Sobre médicos de pobres, y parcialmente de ricos o poderosos, recuerdo -entre decenas- con especial cariño títulos tan adorables como “La melodía de la vida” de Gregory La Cava, “La ciudadela” de King Vidor, la especialísima “Sinuhé, el egipcio” de Michael Curtiz (“Casablanca”), “Barbarroja” de Akira Kurosawa o “Restauración” de Michael Hoffman, estos tres últimos pertenecientes a lo que es dado en denominar, no del todo apropiadamente, cine de época, y es que de época lo es todo, pero bueno, supongo que me entienden al referirme coloquialmente con dicho término. “El médico” viene a sumarse a ese nutrido y valioso listado.
Estrenada tras casi treinta años de su gestación literaria, esta adaptación alemana de la popular novela de Noah Gordon se acaba revelando como un trabajo francamente estimable, atractivo, ameno e inteligentemente divulgativo. Se diría como una traspolación moderna una de una de aquellas entrañables superproducciones hollywoodienses de toda la vida, antiguas en su más encomiable sentido.

Y ello para contarnos un asunto permanente, vigente, siempre actual. Me refiero a todo aquel alusivo a la ciencia, a la luz enfrentada a los fanatismos religiosos de cualquier tipo o condición. No resulta nada complicado hacer un ejercicio comparativo con la actual realidad o con la de cualquier etapa de la historia, siempre teniendo en cuenta las nuevas sofisticaciones que se van incorporando con el correr del tiempo.

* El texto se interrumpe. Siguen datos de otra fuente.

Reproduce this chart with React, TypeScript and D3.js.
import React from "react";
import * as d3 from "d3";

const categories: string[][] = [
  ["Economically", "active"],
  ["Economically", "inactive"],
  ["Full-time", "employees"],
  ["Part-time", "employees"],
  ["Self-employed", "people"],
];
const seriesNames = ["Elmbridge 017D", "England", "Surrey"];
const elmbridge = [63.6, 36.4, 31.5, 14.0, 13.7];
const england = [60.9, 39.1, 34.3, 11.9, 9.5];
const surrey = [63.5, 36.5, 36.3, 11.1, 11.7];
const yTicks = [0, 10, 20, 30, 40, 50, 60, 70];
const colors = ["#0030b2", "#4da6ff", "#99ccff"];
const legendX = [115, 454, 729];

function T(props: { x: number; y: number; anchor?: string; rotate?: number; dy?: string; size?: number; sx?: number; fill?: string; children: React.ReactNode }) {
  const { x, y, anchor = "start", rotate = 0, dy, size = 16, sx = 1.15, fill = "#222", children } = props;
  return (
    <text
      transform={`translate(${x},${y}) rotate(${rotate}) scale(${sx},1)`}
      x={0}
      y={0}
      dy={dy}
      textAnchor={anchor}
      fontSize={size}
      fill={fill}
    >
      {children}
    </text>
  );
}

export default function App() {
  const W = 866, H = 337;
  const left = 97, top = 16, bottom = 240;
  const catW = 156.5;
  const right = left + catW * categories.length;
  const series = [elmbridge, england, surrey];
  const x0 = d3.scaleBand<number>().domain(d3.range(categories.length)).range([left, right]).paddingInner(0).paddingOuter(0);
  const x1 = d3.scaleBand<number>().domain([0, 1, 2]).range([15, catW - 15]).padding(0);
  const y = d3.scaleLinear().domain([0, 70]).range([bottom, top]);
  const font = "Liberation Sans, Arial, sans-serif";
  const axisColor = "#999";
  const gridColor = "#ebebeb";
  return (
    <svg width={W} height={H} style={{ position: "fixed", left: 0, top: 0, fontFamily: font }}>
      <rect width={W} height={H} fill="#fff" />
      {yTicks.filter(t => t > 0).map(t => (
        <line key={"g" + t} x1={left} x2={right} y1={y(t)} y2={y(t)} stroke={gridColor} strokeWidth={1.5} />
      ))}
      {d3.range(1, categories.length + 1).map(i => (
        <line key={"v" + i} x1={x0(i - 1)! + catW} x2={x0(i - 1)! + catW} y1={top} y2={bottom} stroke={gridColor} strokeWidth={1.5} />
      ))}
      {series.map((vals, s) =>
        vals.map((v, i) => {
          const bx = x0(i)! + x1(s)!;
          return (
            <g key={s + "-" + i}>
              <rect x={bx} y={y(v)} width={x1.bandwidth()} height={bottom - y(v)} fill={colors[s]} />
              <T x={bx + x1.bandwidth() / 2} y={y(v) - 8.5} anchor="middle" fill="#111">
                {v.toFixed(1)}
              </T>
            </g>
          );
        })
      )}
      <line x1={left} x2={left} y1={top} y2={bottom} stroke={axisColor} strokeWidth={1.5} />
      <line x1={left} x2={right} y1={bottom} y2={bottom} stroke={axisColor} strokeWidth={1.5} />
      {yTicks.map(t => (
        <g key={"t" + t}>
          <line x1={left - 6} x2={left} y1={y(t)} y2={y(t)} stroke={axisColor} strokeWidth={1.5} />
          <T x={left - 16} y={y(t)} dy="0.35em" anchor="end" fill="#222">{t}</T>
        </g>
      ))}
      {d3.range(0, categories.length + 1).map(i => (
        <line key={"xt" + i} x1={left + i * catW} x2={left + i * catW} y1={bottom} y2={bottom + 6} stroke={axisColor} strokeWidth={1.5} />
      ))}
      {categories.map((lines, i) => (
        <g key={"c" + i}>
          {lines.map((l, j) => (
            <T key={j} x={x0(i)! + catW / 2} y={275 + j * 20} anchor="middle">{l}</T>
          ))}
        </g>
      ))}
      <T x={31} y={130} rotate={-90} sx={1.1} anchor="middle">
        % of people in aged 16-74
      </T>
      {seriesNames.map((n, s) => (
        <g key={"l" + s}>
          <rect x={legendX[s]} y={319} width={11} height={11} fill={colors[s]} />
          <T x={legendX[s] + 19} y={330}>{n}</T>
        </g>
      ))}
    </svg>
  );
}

De paso, hace justicia con ese adelantado y medieval Islam, que conseguiría mantener durante un respetable tiempo la convivencia entre religiones y pensamientos o preservar los conocimientos grecolatinos, esas inmensas fuentes de sabiduría generada por mentes lúcidas tan indispensables como Aristóteles o Hipócrates. Un Oriente abierto e ilustrado al que sus pespuntes más exaltados le han acabado llevando actualmente a la oscuridad y radicalismo, al igual que sucediera en la Europa sometida del momento. Un nuevo capítulo de esa historia siempre inconclusa de la razón enfrentada al fundamentalismo.
Ambientación y dirección artística rayan a enorme altura. Y ese look al estilo “Los pilares de la tierra”, la estupenda y subvalorada serie producida por Ridley Scott, le sienta muy bien. Además, este tipo de temáticas cuentan de partida con el beneplácito del espectador, incluso del actual sometido por unos efectos digitales que acaban resultando molestamente apabullantes. Advierto afortunadamente entre muchos espectadores que hay bastante interés -la literatura también así lo refleja- por aquellos tiempos un tanto pretéritos que bien podrían explicar mucho de lo vivido ahora y de nosotros mismos.

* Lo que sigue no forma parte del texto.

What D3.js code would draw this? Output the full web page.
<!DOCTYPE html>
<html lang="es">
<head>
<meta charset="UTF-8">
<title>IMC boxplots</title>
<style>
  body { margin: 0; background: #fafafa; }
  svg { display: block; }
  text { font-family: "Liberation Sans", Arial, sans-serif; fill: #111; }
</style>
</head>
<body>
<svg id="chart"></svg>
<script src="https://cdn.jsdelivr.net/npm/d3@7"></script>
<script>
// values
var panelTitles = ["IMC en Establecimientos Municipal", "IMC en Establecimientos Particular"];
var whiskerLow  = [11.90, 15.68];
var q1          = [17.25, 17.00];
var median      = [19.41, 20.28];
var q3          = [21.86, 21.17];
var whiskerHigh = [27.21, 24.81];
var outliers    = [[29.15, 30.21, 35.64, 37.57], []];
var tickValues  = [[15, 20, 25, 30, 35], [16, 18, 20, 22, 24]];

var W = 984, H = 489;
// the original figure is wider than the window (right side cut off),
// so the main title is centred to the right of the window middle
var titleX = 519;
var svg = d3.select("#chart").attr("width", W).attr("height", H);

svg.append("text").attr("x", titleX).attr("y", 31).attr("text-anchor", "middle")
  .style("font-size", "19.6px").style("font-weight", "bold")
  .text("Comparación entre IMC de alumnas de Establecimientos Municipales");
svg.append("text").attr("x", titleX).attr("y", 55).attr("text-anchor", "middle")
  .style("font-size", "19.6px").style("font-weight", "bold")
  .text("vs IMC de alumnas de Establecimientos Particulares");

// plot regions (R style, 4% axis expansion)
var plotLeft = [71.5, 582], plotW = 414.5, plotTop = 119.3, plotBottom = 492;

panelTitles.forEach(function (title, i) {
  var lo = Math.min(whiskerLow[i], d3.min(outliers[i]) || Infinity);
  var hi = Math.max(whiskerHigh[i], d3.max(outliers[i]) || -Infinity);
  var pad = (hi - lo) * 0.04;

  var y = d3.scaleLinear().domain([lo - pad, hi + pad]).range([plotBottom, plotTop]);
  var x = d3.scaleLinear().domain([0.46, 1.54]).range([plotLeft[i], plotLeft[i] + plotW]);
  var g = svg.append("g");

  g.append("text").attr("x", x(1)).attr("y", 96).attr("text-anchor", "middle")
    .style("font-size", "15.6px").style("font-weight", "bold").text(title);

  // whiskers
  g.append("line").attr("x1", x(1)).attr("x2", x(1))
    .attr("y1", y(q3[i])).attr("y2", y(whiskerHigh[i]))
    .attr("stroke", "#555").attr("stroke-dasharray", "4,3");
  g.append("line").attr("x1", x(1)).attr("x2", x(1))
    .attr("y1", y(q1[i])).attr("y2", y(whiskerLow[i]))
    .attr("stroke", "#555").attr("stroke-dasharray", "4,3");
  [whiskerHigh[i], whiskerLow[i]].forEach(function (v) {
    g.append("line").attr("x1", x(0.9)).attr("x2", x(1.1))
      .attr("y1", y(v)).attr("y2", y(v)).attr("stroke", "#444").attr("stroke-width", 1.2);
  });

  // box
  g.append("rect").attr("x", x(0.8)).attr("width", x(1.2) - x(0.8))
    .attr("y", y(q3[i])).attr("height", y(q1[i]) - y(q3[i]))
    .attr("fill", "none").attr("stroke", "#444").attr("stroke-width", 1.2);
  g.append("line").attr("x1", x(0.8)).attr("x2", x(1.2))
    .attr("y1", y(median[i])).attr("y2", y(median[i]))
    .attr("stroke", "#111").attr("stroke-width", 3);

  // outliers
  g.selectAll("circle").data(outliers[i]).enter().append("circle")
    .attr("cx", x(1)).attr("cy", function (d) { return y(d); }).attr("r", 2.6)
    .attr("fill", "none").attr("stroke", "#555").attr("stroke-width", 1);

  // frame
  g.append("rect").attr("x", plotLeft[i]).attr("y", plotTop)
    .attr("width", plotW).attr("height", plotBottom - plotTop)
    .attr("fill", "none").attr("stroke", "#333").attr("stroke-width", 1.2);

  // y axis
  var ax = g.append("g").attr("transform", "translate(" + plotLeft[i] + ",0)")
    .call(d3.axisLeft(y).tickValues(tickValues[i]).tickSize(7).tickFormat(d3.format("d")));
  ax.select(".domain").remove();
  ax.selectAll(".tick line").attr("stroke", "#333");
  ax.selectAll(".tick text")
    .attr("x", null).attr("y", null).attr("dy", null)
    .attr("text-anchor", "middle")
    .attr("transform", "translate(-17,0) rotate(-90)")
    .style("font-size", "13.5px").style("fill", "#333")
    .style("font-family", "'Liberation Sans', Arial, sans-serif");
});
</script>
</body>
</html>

Aquí, el deambular de Rob Cole, de su paulatina zambullida para conseguir ser galeno, pues el recuerdo de la muerte por el mal de las costillas de su madre le acompañará y obsesionará durante su existencia, está perfectamente incrustado en ese contexto y en un relato capaz de condensar en dos horas y media el enorme caudal de personajes y contenidos que alberga el original. Algo así como la operación emprendida con “El nombre de la rosa”, pero sin su definitivo y magistral alcance. Pero lo obtenido merece mucho la pena.

Y al igual que la espléndida versión de Jean-Jacques Annaud basada en la novela de Umberto Eco, es la demostración de que la unión de diversos países europeos, no tiene por qué degenerar en galimatías, sino todo lo contrario, en algo de lo más sugestivo, alejado de cualquier atisbo de grandilocuencia o exceso, capaz de utilizar adecuadamente los medios materiales para ofrecer un espectáculo deslumbrante, que se sigue en todo momento con la máxima atención.

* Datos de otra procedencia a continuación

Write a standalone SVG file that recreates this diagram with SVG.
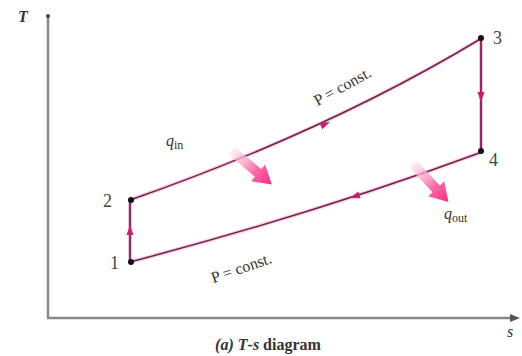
<svg xmlns="http://www.w3.org/2000/svg" width="522" height="356" viewBox="0 0 522 356">
<defs>
<style>
.lbl{font-family:"Liberation Serif","DejaVu Serif",serif;font-size:16px;fill:#333}
.num{font-family:"Liberation Serif","DejaVu Serif",serif;font-size:18px;fill:#444}
.glow{fill:none;stroke:#f7b3d4;stroke-width:4;opacity:0.6}
.proc{fill:none;stroke:#6e2346;stroke-width:1.5}
.vert{fill:none;stroke:#8c2c6c;stroke-width:2.5}
.ah{fill:#c4206e}
.dot{fill:#111}
.axis{stroke:#888;stroke-width:2.5;fill:none}
</style>
<linearGradient id="heat" x1="0" y1="0" x2="1" y2="0">
<stop offset="0" stop-color="#fde3ee" stop-opacity="0.6"/>
<stop offset="0.6" stop-color="#f76aa8"/>
<stop offset="1" stop-color="#ff2a84"/>
</linearGradient>
</defs>
<rect width="522" height="356" fill="#fff"/>
<g id="axes">
<line class="axis" x1="48" y1="16" x2="48" y2="318"/>
<line class="axis" x1="47" y1="318" x2="512" y2="318"/>
<polygon points="520,318 510,314 510,322" fill="#555"/>
<circle cx="48" cy="16" r="2" fill="#444"/>
<text x="18" y="22" class="lbl" font-style="italic" font-weight="bold" font-size="14">T</text>
<text x="507" y="337" class="lbl" font-style="italic" font-size="14">s</text>
</g>
<g id="connectors">
<path class="glow" d="M130,200 Q330,130 482,38"/>
<path class="glow" d="M130,262 Q320,212 482,152"/>
<path class="proc" d="M130,200 Q330,130 482,38"/>
<path class="proc" d="M130,262 Q320,212 482,152"/>
<line class="vert" x1="130" y1="262" x2="130" y2="200"/>
<line class="vert" x1="481" y1="38" x2="481" y2="152"/>
<polygon class="ah" points="0,0 -10,-3.5 -10,3.5" transform="translate(330,122) rotate(-24.7)"/>
<polygon class="ah" points="0,0 -10,-3.5 -10,3.5" transform="translate(350,198) rotate(162)"/>
<polygon class="ah" points="0,0 -10,-3.5 -10,3.5" transform="translate(130,225) rotate(-90)"/>
<polygon class="ah" points="0,0 -10,-3.5 -10,3.5" transform="translate(481,102) rotate(90)"/>
</g>
<g id="node-1"><circle class="dot" cx="131" cy="262" r="3"/><text class="num" x="110" y="269">1</text></g>
<g id="node-2"><circle class="dot" cx="131" cy="200" r="3"/><text class="num" x="103" y="207">2</text></g>
<g id="node-3"><circle class="dot" cx="481" cy="38" r="3"/><text class="num" x="493" y="44">3</text></g>
<g id="node-4"><circle class="dot" cx="481" cy="151" r="3"/><text class="num" x="489" y="166">4</text></g>
<g id="labels">
<text class="lbl" transform="translate(345,91) rotate(-29)" text-anchor="middle" font-size="17">P = const.</text>
<text class="lbl" transform="translate(243,273) rotate(-19)" text-anchor="middle" font-size="17">P = const.</text>
</g>
<g id="q-in">
<polygon fill="url(#heat)" points="0,-5 34,-5 34,-11 52,0 34,11 34,5 0,5" transform="translate(232,151) rotate(40)"/>
<text class="lbl" x="166" y="146" font-style="italic" font-size="19">q<tspan font-size="12" font-style="normal" dy="3">in</tspan></text>
</g>
<g id="q-out">
<polygon fill="url(#heat)" points="0,-5 34,-5 34,-11 52,0 34,11 34,5 0,5" transform="translate(413,164) rotate(47)"/>
<text class="lbl" x="444" y="219" font-style="italic" font-size="19">q<tspan font-size="12" font-style="normal" dy="3">out</tspan></text>
</g>
<g id="caption">
<text class="lbl" x="268" y="350" text-anchor="middle" font-size="18" font-weight="bold" fill="#555"><tspan font-style="italic">(a)</tspan> <tspan font-style="italic">T</tspan>-<tspan font-style="italic">s</tspan> diagram</text>
</g>
</svg>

El germano Philipp Stölzl agita adecuadamente en su cámara-coctelera todo tipo de ingredientes, desde los puramente aventureros hasta los discretamente reflexivos, pasando por los sentimentales, los épicos, los históricos o los puramente dramáticos.
Buenos actores, como los jóvenes Tom Payne y Emma Rigby, o los más veteranos, como Ben Kingsley en el rol del mítico médico Ibn Sina u Oliver Martinez como un particular, amistoso y tirano, tal como le espeta el protagonista ante el requerimiento de aquel, dan enjundia interpretativa al asunto.
Es cine esteticista, narrativo y muy bien empaquetado. Igual este es el camino para competir contra el casi indestructible coloso norteamericano: buenos profesionales, buenas historias, buena labor de producción. Ojalá se acabe convirtiendo en un hábito. Y conste que si repasamos los anaqueles del cine de nuestro continente, son ingentes las grandes aportaciones, como esta, y montones más incluso superiores… a lo largo de cualquier período de su historia de ciento treinta años.